Start of DATA SEGMENT

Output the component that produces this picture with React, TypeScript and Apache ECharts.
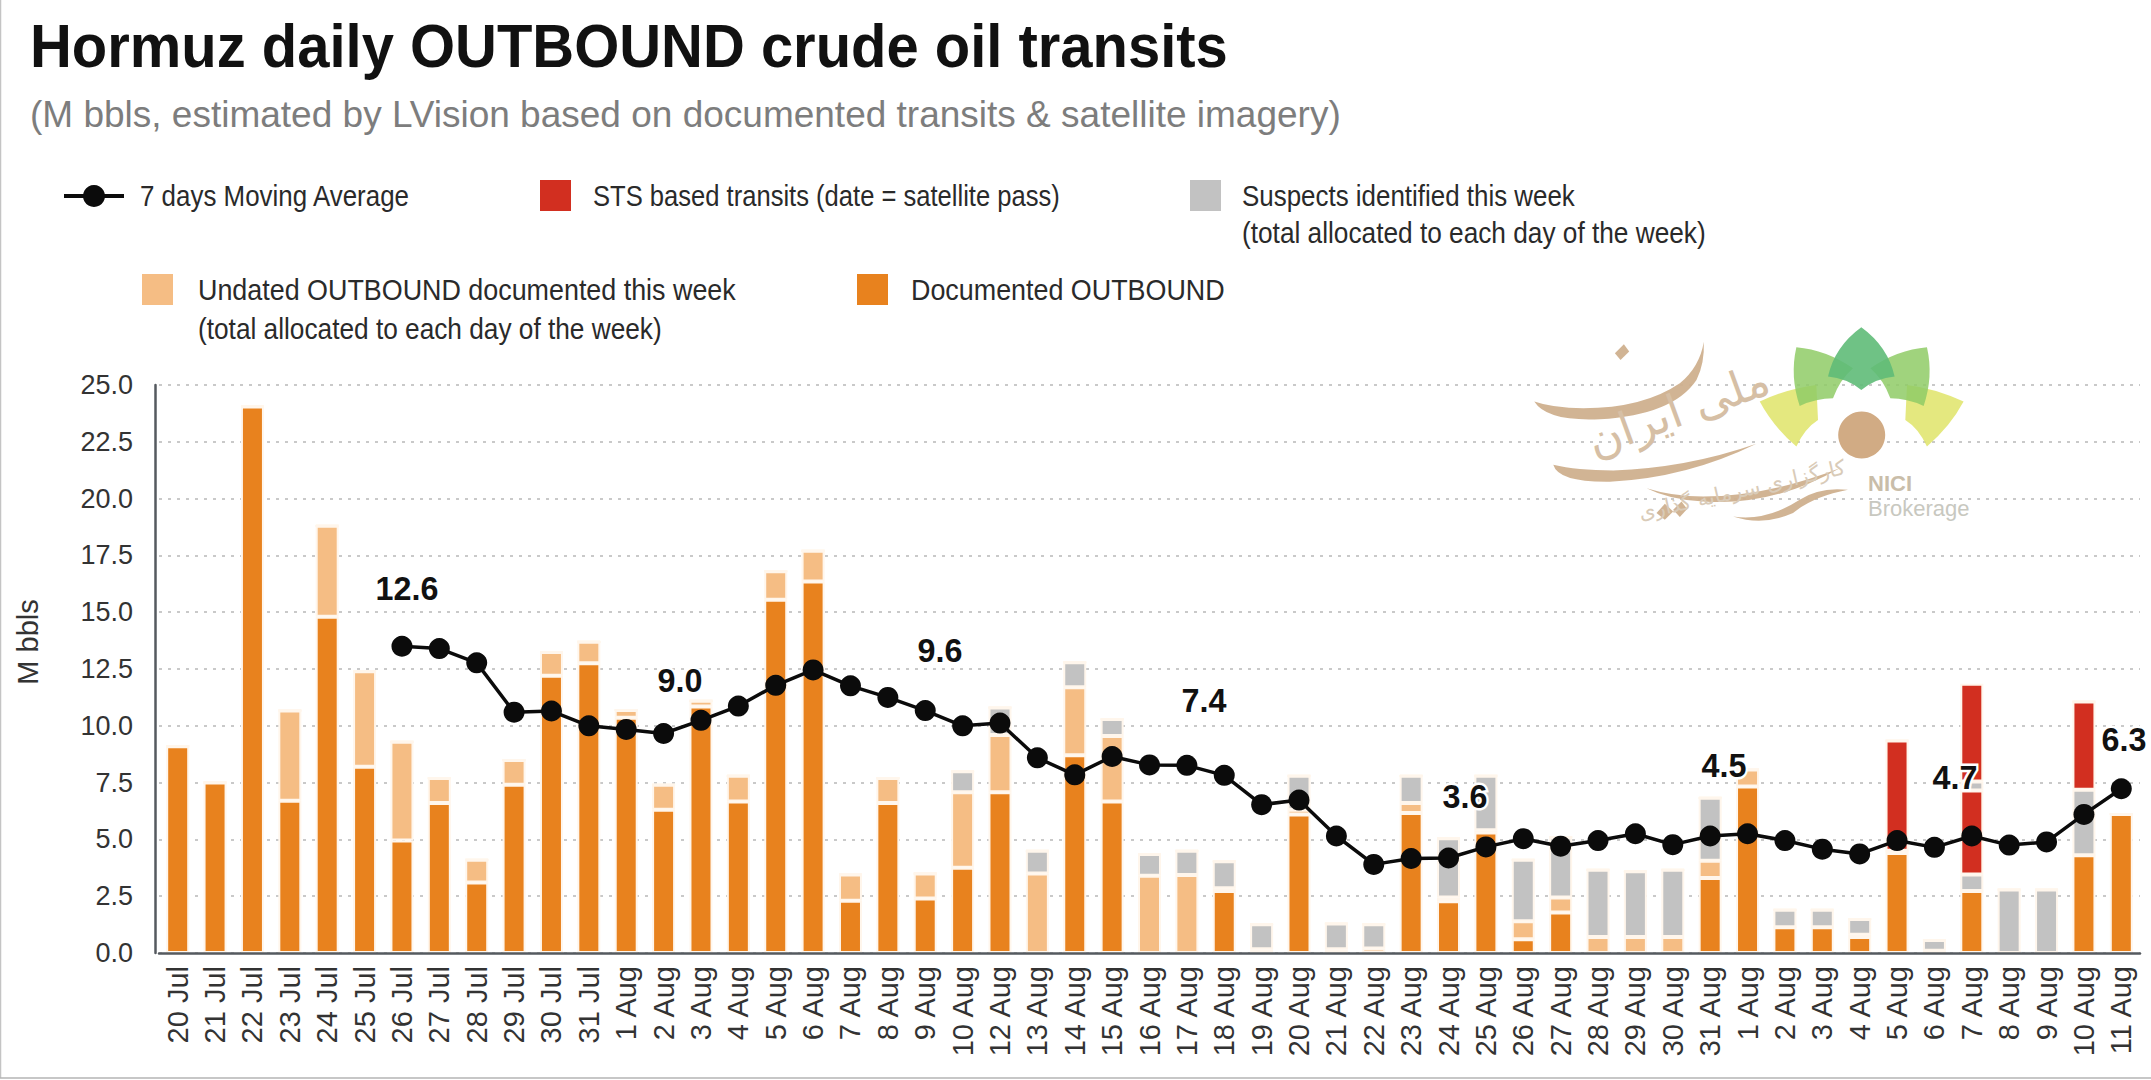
import React, { useEffect, useRef } from "react";
import * as echarts from "echarts";

const days = ["20 Jul","21 Jul","22 Jul","23 Jul","24 Jul","25 Jul","26 Jul","27 Jul","28 Jul","29 Jul","30 Jul","31 Jul",
  "1 Aug","2 Aug","3 Aug","4 Aug","5 Aug","6 Aug","7 Aug","8 Aug","9 Aug","10 Aug",
  "12 Aug","13 Aug","14 Aug","15 Aug","16 Aug","17 Aug","18 Aug","19 Aug","20 Aug","21 Aug","22 Aug","23 Aug","24 Aug","25 Aug","26 Aug","27 Aug","28 Aug","29 Aug","30 Aug","31 Aug",
  "1 Aug","2 Aug","3 Aug","4 Aug","5 Aug","6 Aug","7 Aug","8 Aug","9 Aug","10 Aug","11 Aug"];

const documented = [9.1,7.5,24.05,6.7,14.8,8.2,4.95,6.6,3.1,7.4,12.2,12.75,
  10.35,6.3,10.85,6.67,15.55,16.35,2.3,6.6,2.4,3.75,
  7.07,0,8.7,6.67,0,0,2.73,0,6.1,0,0,6.16,2.28,5.3,0.6,1.78,0,0,0,3.3,
  7.33,1.13,1.13,0.7,4.4,0,2.73,0,0,4.3,6.12];
const undated = [0,0,0,3.97,4.0,4.2,4.35,1.1,1.0,1.1,1.05,0.95,
  0.35,1.1,0.25,1.13,1.25,1.35,1.15,1.1,1.1,3.32,
  2.53,3.5,3.0,2.88,3.4,3.43,0.12,0.16,0.2,0.16,0.2,0.44,0.16,0.1,0.8,0.66,0.7,0.7,0.7,0.76,
  0.75,0,0,0.1,0.1,0.1,0,0,0,0,0];
const suspects = [0,0,0,0,0,0,0,0,0,0,0,0,
  0,0,0,0,0,0,0,0,0,0.93,
  1.2,1.0,1.1,0.75,0.96,1.07,1.19,1.11,1.5,1.14,1.07,1.2,2.61,2.4,2.7,2.66,2.96,2.9,2.96,2.77,
  0,0.77,0.77,0.7,0,0.47,0.72,2.79,2.79,2.89,0];
const stsLower = [0,0,0,0,0,0,0,0,0,0,0,0,
  0,0,0,0,0,0,0,0,0,0,
  0,0,0,0,0,0,0,0,0,0,0,0,0,0,0,0,0,0,0,0,
  0,0,0,0,4.85,0,3.7,0,0,3.88,0];
const suspectsUpper = [0,0,0,0,0,0,0,0,0,0,0,0,
  0,0,0,0,0,0,0,0,0,0,
  0,0,0,0,0,0,0,0,0,0,0,0,0,0,0,0,0,0,0,0,
  0,0,0,0,0,0,0.4,0,0,0,0];
const stsUpper = [0,0,0,0,0,0,0,0,0,0,0,0,
  0,0,0,0,0,0,0,0,0,0,
  0,0,0,0,0,0,0,0,0,0,0,0,0,0,0,0,0,0,0,0,
  0,0,0,0,0,0,4.3,0,0,0,0];
const movingAverage = [null,null,null,null,null,null,13.5,13.4,12.77,10.6,10.65,10.0,
  9.84,9.66,10.24,10.87,11.78,12.46,11.76,11.25,10.67,10.0,
  10.12,8.59,7.84,8.65,8.28,8.26,7.82,6.53,6.73,5.15,3.9,4.16,4.18,4.67,5.03,4.7,4.95,5.25,4.77,5.15,
  5.25,4.95,4.57,4.36,4.95,4.65,5.15,4.75,4.89,6.1,7.23];

const callouts = ["12.6","9.0","9.6","7.4","3.6","4.5","4.7","6.3"];
const calloutX = [407,680,940,1204,1465,1724,1955,2124];
const calloutY = [588,680,650,700,796,765,777,739];

const ORANGE = "#e8821e";
const LIGHT = "#f5bd84";
const GRAY = "#c2c2c2";
const RED = "#d22f20";
const TAN = "#cfb08e";

const logoTop = "M1085 82Q1165 140 1185 230Q1130 235 1085 270Q1040 235 985 230Q1005 140 1085 82Z";
const logoMid = "M890 142Q980 150 1060 205Q1020 240 1000 295Q950 295 900 318Q870 230 890 142Z";
const logoLow = "M780 305Q865 265 950 255L955 360Q915 385 890 440Q820 380 780 305Z";
const swashA = "M103 305Q140 365 300 358Q520 345 590 240Q615 190 612 125Q600 200 540 250Q430 325 250 325Q160 325 103 305Z";
const swashB = "M160 495Q175 548 330 546Q560 535 770 432Q560 505 340 512Q230 512 160 495Z";
const swashC = "M440 565Q520 590 610 590Q800 590 1020 505Q820 620 610 605Q510 600 440 565Z";
const swashD = "M700 650Q800 665 900 600Q960 560 1045 570Q940 590 880 640Q790 680 700 650Z";
const dotA = "M345 160L372 133L388 155L362 180Z";
const dotB = "M470 640L495 612L520 635L495 660Z";
const dotC = "M520 630L545 605L562 628L540 652Z";

echarts.graphic.registerShape("logoTop", echarts.graphic.extendPath(logoTop, {}));
echarts.graphic.registerShape("logoMid", echarts.graphic.extendPath(logoMid, {}));
echarts.graphic.registerShape("logoLow", echarts.graphic.extendPath(logoLow, {}));
[["swashA",swashA],["swashB",swashB],["swashC",swashC],["swashD",swashD],["dotA",dotA],["dotB",dotB],["dotC",dotC]].forEach(([n,d]) => {
  echarts.graphic.registerShape(n, echarts.graphic.extendPath(d, {}));
});

const LEGEND_FONT = "Liberation Sans, sans-serif";
const legendText = (x: number, y: number, text: string, scaleX: number) => ({
  type: "text", x, y, z: 20, scaleX, originX: 0,
  style: { text, font: `400 29px ${LEGEND_FONT}`, fill: "#2a2a2a", textVerticalAlign: "middle" },
});
const legendBox = (x: number, y: number, fill: string) => ({
  type: "rect", x, y, z: 20, shape: { width: 31, height: 31 }, style: { fill },
});

const logoPart = (type: string, fill: string, mirrored = false, opacity = 0.85) => ({
  type, z: 1,
  x: mirrored ? 1500 + 2170 / 3 : 1500, y: 300,
  scaleX: mirrored ? -1 / 3 : 1 / 3, scaleY: 1 / 3,
  style: { fill, opacity },
});

export default function App() {
  const ref = useRef<HTMLDivElement>(null);
  useEffect(() => {
    document.body.style.margin = "0";
    document.body.style.background = "#fff";
    const chart = echarts.init(ref.current!, undefined, { renderer: "svg" });
    const bar = (name: string, data: number[], color: string) => ({
      name, type: "bar", stack: "total", data, barWidth: 23, z: 3,
      itemStyle: { color, borderColor: "#fff6ec", borderWidth: 2 },
    });
    chart.setOption({
      animation: false,
      backgroundColor: "#ffffff",
      textStyle: { fontFamily: "Liberation Sans, sans-serif" },
      grid: { left: 159, right: 11, top: 385, bottom: 127 },
      xAxis: {
        type: "category", data: days, z: 8,
        axisLine: { lineStyle: { color: "#555a5f", width: 2.5 } },
        axisTick: { show: false },
        axisLabel: { rotate: 90, interval: 0, fontSize: 29, color: "#333", margin: 13, fontFamily: "Liberation Sans, sans-serif" },
      },
      yAxis: {
        type: "value", min: 0, max: 25, interval: 2.5, offset: 4,
        name: "M bbls", nameLocation: "middle", nameGap: 113, nameRotate: 90,
        nameTextStyle: { fontSize: 29, color: "#333", padding: [0, 0, 0, 54] },
        axisLine: { show: true, lineStyle: { color: "#555a5f", width: 2.5 } },
        axisTick: { show: false },
        axisLabel: { fontSize: 27, color: "#333", margin: 22, padding: [0, 0, 3, 0], formatter: (v: number) => v.toFixed(1) },
        splitLine: { show: true, lineStyle: { color: "#c9c9c9", type: [3, 6], width: 2 } },
      },
      series: [
        bar("Documented OUTBOUND", documented, ORANGE),
        bar("Undated OUTBOUND documented this week", undated, LIGHT),
        bar("Suspects identified this week", suspects, GRAY),
        bar("STS based transits (date = satellite pass)", stsLower, RED),
        bar("Suspects identified this week (upper)", suspectsUpper, GRAY),
        bar("STS based transits (upper)", stsUpper, RED),
        {
          name: "7 days Moving Average", type: "line", data: movingAverage, z: 6,
          symbol: "circle", symbolSize: 21, showSymbol: true,
          lineStyle: { color: "#0b0b0b", width: 3.5 }, itemStyle: { color: "#0b0b0b" },
          connectNulls: false,
        },
      ],
      graphic: [
        { type: "line", z: 0, shape: { x1: 0.5, y1: 0, x2: 0.5, y2: 1078 }, style: { stroke: "#c4c4c4", lineWidth: 1.5 } },
        { type: "line", z: 0, shape: { x1: 0, y1: 1078, x2: 2151, y2: 1078 }, style: { stroke: "#b5b5b5", lineWidth: 1.5 } },
        { type: "text", x: 30, y: 46, z: 20, scaleX: 0.935, style: { text: "Hormuz daily OUTBOUND crude oil transits", font: "700 62px Liberation Sans, sans-serif", fill: "#111", textVerticalAlign: "middle" } },
        { type: "text", x: 30, y: 114, z: 20, style: { text: "(M bbls, estimated by LVision based on documented transits & satellite imagery)", font: "400 37px Liberation Sans, sans-serif", fill: "#7d7d7d", textVerticalAlign: "middle" } },
        { type: "line", z: 20, shape: { x1: 64, y1: 196, x2: 124, y2: 196 }, style: { stroke: "#0b0b0b", lineWidth: 4 } },
        { type: "circle", z: 20, shape: { cx: 94, cy: 196, r: 11 }, style: { fill: "#0b0b0b" } },
        legendText(140, 196, "7 days Moving Average", 0.894),
        legendBox(540, 180, RED),
        legendText(593, 196, "STS based transits (date = satellite pass)", 0.882),
        legendBox(1190, 180, GRAY),
        legendText(1242, 196, "Suspects identified this week", 0.894),
        legendText(1242, 233, "(total allocated to each day of the week)", 0.905),
        legendBox(142, 274, LIGHT),
        legendText(198, 290, "Undated OUTBOUND documented this week", 0.927),
        legendText(198, 329, "(total allocated to each day of the week)", 0.905),
        legendBox(857, 274, ORANGE),
        legendText(911, 290, "Documented OUTBOUND", 0.927),
        ...callouts.map((text, i) => ({
          type: "text", x: calloutX[i], y: calloutY[i], z: 12, scaleX: 0.95,
          style: { text, font: "700 34px Liberation Sans, sans-serif", fill: "#111", textAlign: "center", textVerticalAlign: "middle", stroke: "#ffffff", lineWidth: 5 },
        })),
        logoPart("logoLow", "#dfe468"), logoPart("logoLow", "#dfe468", true),
        logoPart("logoMid", "#8fcb66"), logoPart("logoMid", "#8fcb66", true),
        logoPart("logoTop", "#5fbb78", false, 0.9),
        { type: "circle", z: 1, shape: { cx: 1861.7, cy: 435, r: 23.5 }, style: { fill: "#d1ab84" } },
        ...["swashA","swashB","swashC","swashD","dotA","dotB","dotC"].map((n) => logoPart(n, TAN, false, 0.95)),
        { type: "text", x: 1678, y: 410, z: 1, rotation: 0.35, style: { text: "ملی ایران", font: "400 46px DejaVu Sans, sans-serif", fill: "#d6bfa5", textAlign: "center", textVerticalAlign: "middle" } },
        { type: "text", x: 1742, y: 490, z: 1, rotation: 0.22, style: { text: "کارگزاری سرمایه گذاری", font: "400 21px DejaVu Sans, sans-serif", fill: "#d9cbb8", textAlign: "center", textVerticalAlign: "middle" } },
        { type: "text", x: 1868, y: 483, z: 1, style: { text: "NICI", font: "700 22px Liberation Sans, sans-serif", fill: "#c9bda9", textVerticalAlign: "middle" } },
        { type: "text", x: 1868, y: 508, z: 1, style: { text: "Brokerage", font: "400 22px Liberation Sans, sans-serif", fill: "#c8c8c0", textVerticalAlign: "middle" } },
      ],
    });
    return () => chart.dispose();
  }, []);
  return <div ref={ref} style={{ width: 2151, height: 1080 }} />;
}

End of DATA SEGMENT

> [STATED EXERCISE]
Only lines belong in the copy: transcribe those from the start of the data through the line that contains "import * as", and skip the pictures.

> [RIGHT ANSWER]
Output the component that produces this picture with React, TypeScript and Apache ECharts.
import React, { useEffect, useRef } from "react";
import * as echarts from "echarts";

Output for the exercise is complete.